Most people would agree that moving to a new school is a hard thing to do. Add that to moving to a new country as a teenager, and the situation becomes more complicated. However, according to Amanda Krueger, ELL teacher for SIS and SHS, Abu Zahra has adjusted to the new culture while holding onto her roots.

“It’s hard to move to a new country, especially as a teenager. It’s a challenge to assimilate into the culture and make friends,” Krueger said. ”She’s done a really good job of retaining that ‘Jordanianism’ and assimilating to being in an American high school, both at the same time.”

Abu Zahra, who is Muslim, is currently the only student at Shorewood High School who wears a hijab, a veil or scarf worn by some Muslim women that covers parts of the head and chest. Abu Zahra said that when she first came to the United States and Shorewood, she did not feel out of place wearing her hijab, but wearing it at the high school made her feel different at first.

“The hijab is a huge part of our religion. The purpose [of the hijab] is that you want people to look at you in a respectful way,” Abu Zahra said. “When I first came [to Shorewood], I felt so different in Shorewood [High School], because I was the only one wearing [a hijab], but then I just realized that people [here] don’t judge you on how you look. I didn’t see that anyone here saw me from different from any other girls.”

Abu Zahra’s faith is important to her. Islam, she says, is based on loving principles, and the religion itself is often depicted negatively, especially in the American media, where it is often wrongly generalized as being a religion of violence and hatred. But Abu Zahra said that Islam is more peaceful than most people think, and that small extremist groups and terrorists are not representative of the religion itself.

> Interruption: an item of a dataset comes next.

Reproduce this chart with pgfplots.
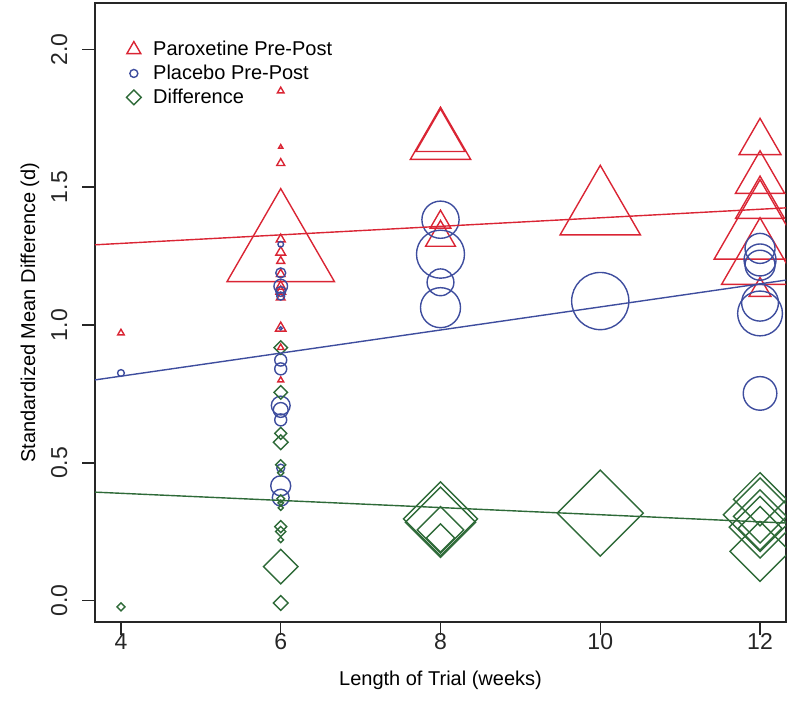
\documentclass[border=0pt]{standalone}
\usepackage{pgfplots}
\usepackage{pgfplotstable}
\pgfplotsset{compat=1.18}
\usepackage{fontspec}
\setmainfont{Liberation Sans}
\definecolor{pred}{RGB}{218,37,52}
\definecolor{pblue}{RGB}{62,77,158}
\definecolor{pgreen}{RGB}{46,106,56}

% x = weeks, y = d, s = marker size (pt)
\pgfplotstableread{
x y s
4 0.971 1.9
6 1.849 1.9
6 1.646 1.2
6 1.587 2.3
6 1.270 31
6 1.311 2.6
6 1.264 2.8
6 1.232 2.3
6 1.185 2.5
6 1.140 2.8
6 1.122 2.8
6 1.100 2.5
6 0.989 3.0
6 0.918 1.8
6 0.800 1.7
8 1.664 17.4
8 1.681 14.2
8 1.373 6.0
8 1.317 8.6
10 1.411 23.2
12 1.662 12.1
12 1.529 14.2
12 1.438 14.1
12 1.335 26.5
12 1.228 22.2
12 1.127 6.3
}\parox

\pgfplotstableread{
x y s
4 0.826 1.7
6 1.293 1.4
6 1.189 2.5
6 1.141 3.4
6 1.122 2.5
6 1.105 2.0
6 0.988 0.8
6 0.873 3.0
6 0.841 3.0
6 0.708 4.7
6 0.692 3.7
6 0.656 3.0
6 0.481 2.0
6 0.417 5.0
6 0.374 4.2
8 1.382 9.3
8 1.257 12
8 1.155 6.7
8 1.063 10
10 1.087 14.3
12 1.278 7.5
12 1.236 8
12 1.217 7.5
12 1.081 9.2
12 1.042 11.2
12 0.752 8.4
}\placebo

\pgfplotstableread{
x y s
4 -0.022 1.4
6 0.918 2.4
6 0.756 2.4
6 0.607 2.1
6 0.575 2.6
6 0.493 1.8
6 0.464 1.1
6 0.370 1.4
6 0.355 1.0
6 0.337 0.9
6 0.269 2.1
6 0.251 1.8
6 0.221 1.0
6 0.124 6.1
6 -0.008 2.6
8 0.297 13.1
8 0.285 12.4
8 0.257 8.2
8 0.228 5.0
10 0.318 15.2
12 0.368 9.4
12 0.312 13.0
12 0.306 9.4
12 0.267 10.9
12 0.263 7.7
12 0.179 10.6
}\diff

\pgfplotsset{
  bub/.style={scatter, only marks, forget plot,
    visualization depends on={\thisrow{s} \as \perpointmarksize},
    scatter/@pre marker code/.code={\scope[mark size=\perpointmarksize pt, draw=#1, fill=none, line width=0.7pt]},
    scatter/@post marker code/.code={\endscope}},
}

\begin{document}
\begin{tikzpicture}
\useasboundingbox (-47.5pt,-50pt) rectangle (347.5pt,311pt);
\begin{axis}[
  at={(0,0)}, anchor=south west,
  scale only axis, width=345.5pt, height=309.5pt,
  xmin=3.675, xmax=12.325, ymin=-0.077, ymax=2.168,
  clip marker paths=true,
  xtick={4,6,8,10,12}, xticklabels={4,6,8,10,12},
  ytick={0,0.5,1,1.5,2}, yticklabels={0.0,0.5,1.0,1.5,2.0},
  tick pos=left, tick align=outside, major tick length=6.25pt,
  axis line style={black!85, line width=0.7pt},
  every tick/.style={black!85, line width=0.7pt},
  ticklabel style={font=\fontsize{11.5}{13}\selectfont, text=black!85},
  yticklabel style={rotate=90, anchor=south},
  xticklabel shift=-4pt, yticklabel shift=4pt,
  label style={font=\fontsize{11.5}{13}\selectfont, text=black!85},
  xlabel={Length of Trial (weeks)},
  ylabel={Standardized Mean Difference (d)},
  every axis x label/.style={at={(axis description cs:0.5,-0.0937)}, anchor=center},
  every axis y label/.style={at={(axis description cs:-0.094,0.5)}, anchor=center, rotate=90},
  legend style={draw=none, fill=none, at={(axis description cs:0.045,0.946)}, anchor=north west,
    font=\fontsize{10}{12}\selectfont, row sep=-0.8pt, inner sep=0pt,
    /tikz/every odd column/.append style={column sep=4pt}},
  legend cell align=left,
  legend image code/.code={\draw[#1] plot coordinates {(0.15cm,0cm)};},
]
\addplot[bub=pred, mark=triangle] table[x=x,y=y] {\parox};
\addplot[bub=pblue, mark=o] table[x=x,y=y] {\placebo};
\addplot[bub=pgreen, mark=square, mark options={rotate=45}] table[x=x,y=y] {\diff};

\addplot[pred, line width=0.7pt, forget plot] coordinates {(3.675,1.291) (12.325,1.425)};
\addplot[pblue, line width=0.7pt, forget plot] coordinates {(3.675,0.801) (12.325,1.163)};
\addplot[pgreen, line width=0.7pt, forget plot] coordinates {(3.675,0.394) (12.325,0.282)};

\addlegendimage{only marks, mark=triangle, pred, mark size=4pt, line width=0.7pt}
\addlegendentry{Paroxetine Pre-Post}
\addlegendimage{only marks, mark=o, pblue, mark size=2pt, line width=0.7pt}
\addlegendentry{Placebo Pre-Post}
\addlegendimage{only marks, mark=square, mark options={rotate=45}, pgreen, mark size=2.6pt, line width=0.7pt}
\addlegendentry{Difference}
\end{axis}
\end{tikzpicture}
\end{document}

“Islam is built on peace, loving between each other. Some people look at Islam in a different way than what we see. They see violence; they don’t see a good part of Islam,” Abu Zahra said. “If you went to the Middle East, [which] has a … majority of Muslims, you do not see or hear what you hear [in the United States]. [Muslims] don’t have violence between each other like people think. The news [often destroys] the good name of Islam; [the news shows] the bad parts, not the good parts of Islam.”

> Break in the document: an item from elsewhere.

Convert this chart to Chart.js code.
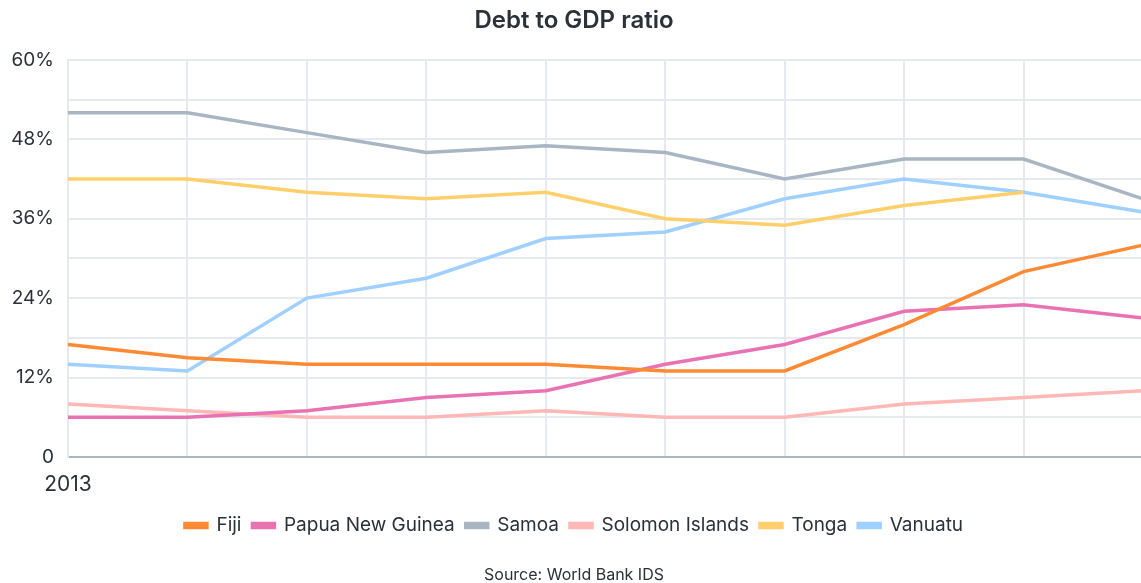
<!DOCTYPE html>
<html>
<head>
<meta charset="utf-8">
<script src="https://cdn.jsdelivr.net/npm/chart.js@4"></script>
<style>
html,body{margin:0;padding:0;background:#fff;overflow:hidden;}
#wrap{width:1158px;height:583px;position:relative;}
</style>
</head>
<body>
<div id="wrap"><canvas id="c"></canvas></div>
<script>
const years = ['2013','2014','2015','2016','2017','2018','2019','2020','2021','2022'];
const fiji      = [17, 15, 14, 14, 14, 13, 13, 20, 28, 32];
const png       = [6, 6, 7, 9, 10, 14, 17, 22, 23, 21];
const samoa     = [52, 52, 49, 46, 47, 46, 42, 45, 45, 39];
const solomon   = [8, 7, 6, 6, 7, 6, 6, 8, 9, 10];
const tonga     = [42, 42, 40, 39, 40, 36, 35, 38, 40, null];
const vanuatu   = [14, 13, 24, 27, 33, 34, 39, 42, 40, 37];
const yTicks = [0, 12, 24, 36, 48, 60];

const FONT = 'Inter, "Noto Sans", sans-serif';
const TEXT = '#2b3138';

function ds(label, data, color){
  return {label, data, borderColor: color, backgroundColor: color, borderWidth: 3.5,
    pointRadius: 0, pointHoverRadius: 0, tension: 0, spanGaps: false};
}

new Chart(document.getElementById('c'), {
  type: 'line',
  data: {
    labels: years,
    datasets: [
      ds('Fiji', fiji, '#ff8a33'),
      ds('Papua New Guinea', png, '#e872b2'),
      ds('Samoa', samoa, '#a8b5c3'),
      ds('Solomon Islands', solomon, '#ffb8b5'),
      ds('Tonga', tonga, '#ffcf6b'),
      ds('Vanuatu', vanuatu, '#9fd0ff')
    ]
  },
  options: {
    responsive: true,
    maintainAspectRatio: false,
    animation: false,
    layout: {padding: {top: 6, right: 10, bottom: 0, left: 0}},
    plugins: {
      title: {display: true, text: 'Debt to GDP ratio', color: TEXT,
        font: {family: FONT, size: 24, weight: '600', lineHeight: 1.2}, padding: {top: 0, bottom: 25}},
      subtitle: {display: true, position: 'bottom', text: 'Source: World Bank IDS', color: TEXT,
        font: {family: FONT, size: 16, lineHeight: 1}, padding: {top: 22, bottom: 0}},
      legend: {position: 'bottom',
        labels: {color: TEXT, font: {family: FONT, size: 19}, boxWidth: 22, boxHeight: 4, padding: 11}},
      tooltip: {enabled: false}
    },
    scales: {
      x: {
        afterFit: function(s){ s.height = 48; },
        grid: {color: '#e6eaf0', lineWidth: 2, drawTicks: false},
        border: {color: '#a9b5c3', width: 2},
        ticks: {color: TEXT, font: {family: FONT, size: 21}, padding: 15, maxRotation: 0, autoSkip: false,
          callback: function(v, i){ return i === 0 ? years[i] : ''; }}
      },
      y: {
        min: 0, max: 60,
        afterFit: function(s){ s.width = 68; },
        grid: {color: '#e6eaf0', lineWidth: 2, drawTicks: false},
        border: {color: '#e6eaf0', width: 2},
        ticks: {stepSize: 6, color: TEXT, font: {family: FONT, size: 19}, padding: 14,
          callback: function(v){ return yTicks.includes(v) ? (v === 0 ? '0' : v + '%') : ''; }}
      }
    }
  }
});
</script>
</body>
</html>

While Abu Zahra said she has not experienced any instances of Islamaphobia in the United States, she says she, and other Muslims, begin to feel a little less safe when people begin to view them differently because of their faith. However, Abu Zahra says she is proud of her faith and of who she is.

“When [Muslims] start hearing about all the attacks, I think most of the girls that are wearing hijabs like me begin to feel like there’s a little bit of danger, like people will begin to see them differently, like you are a part of [the attacks],” Abu Zahra said. “I want people to look at me for who I am … I want people to look at what my character is.”

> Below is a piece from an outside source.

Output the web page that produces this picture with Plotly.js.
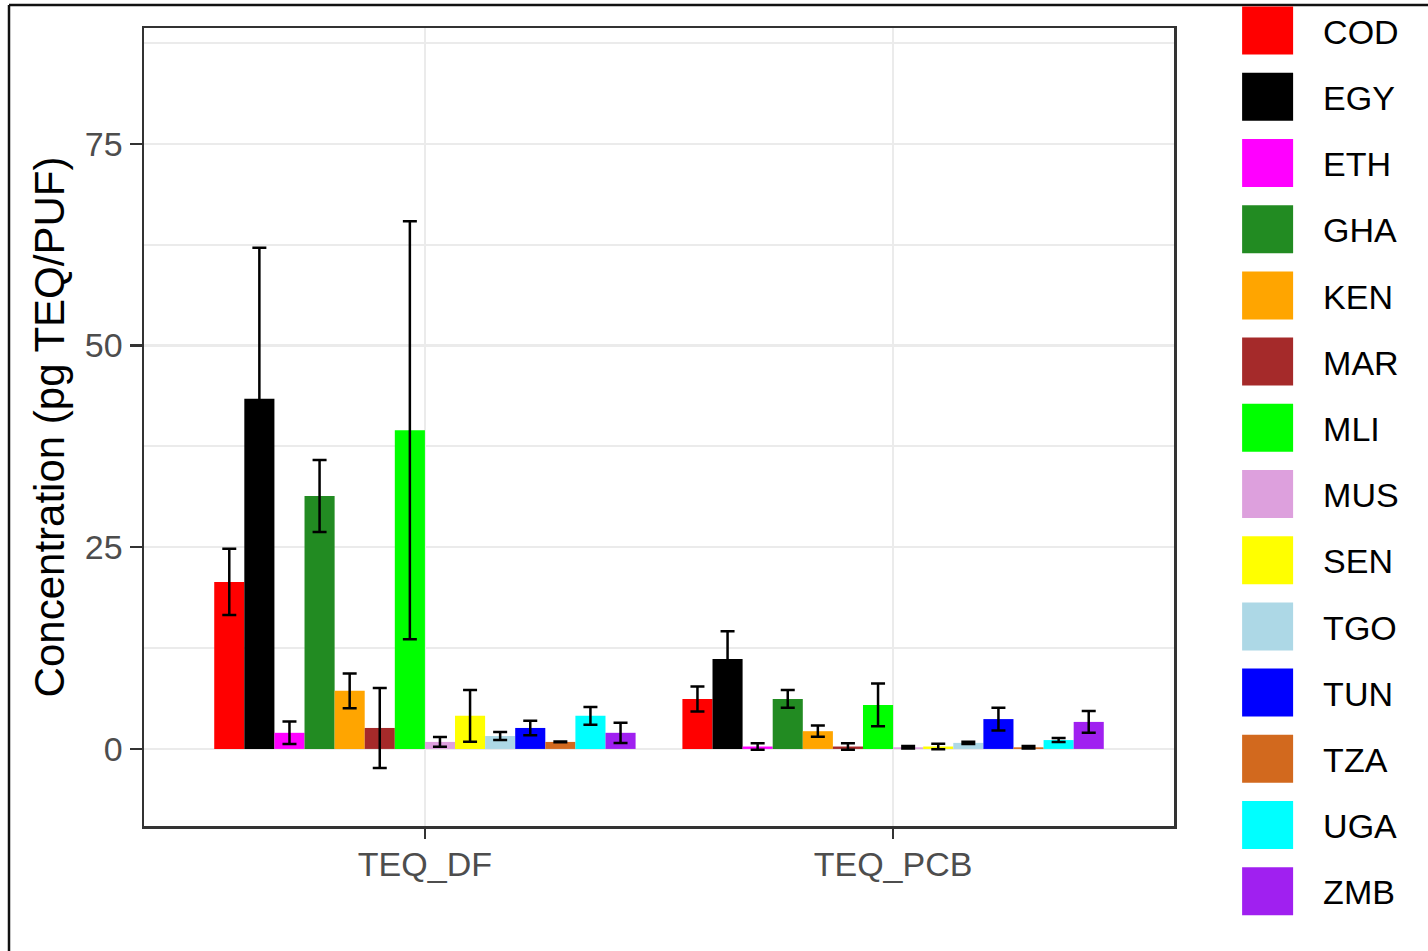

But Abu Zahra said she and many other Muslims feel safe in the community of Shorewood, and that she feels like she belongs here. She said that the ELL class at the high school has brought another sense of community to her time at the high school.

“[ELL] is a class of multicultural students, … each student is from a different country, a different culture, a different religion. But in this class, we all feel like we all came here for the same reason; we all feel like this class is our own room, like we belong,” Abu Zahra said. “Like Leena [Saifuddin, sophomore] — she is from Saudi Arabia — but these past two years [have made me feel like we are sisters]. We share our thoughts; we share everything between each other. We are so close to each other in this class.”

Saifuddin, who described Abu Zahra as a loving and trustworthy friend, also said that she found Americans to be very friendly upon moving here. One difference she noticed was regarding the weather.

“I moved here two years ago, and I love Shorewood. I like … [how] people here are very friendly… Everything is different, [but] for me, the biggest difference is the weather. In Saudi Arabia, it’s always very hot, and it rarely rains,” Saifuddin said.

Next year, Abu Zahra plans to attend Cardinal Stritch University. While she is excited for the future, she also said she will miss Shorewood and her time here at SHS.

“Shorewood is one of the best schools I have ever been to. All of the staff, all the students are very respectful and [the students] are here for each other,” Abu Zahra said. “Next year I am going to Cardinal Stritch, but I am so sad that I am going to leave. Everyone has been here for me at this school.”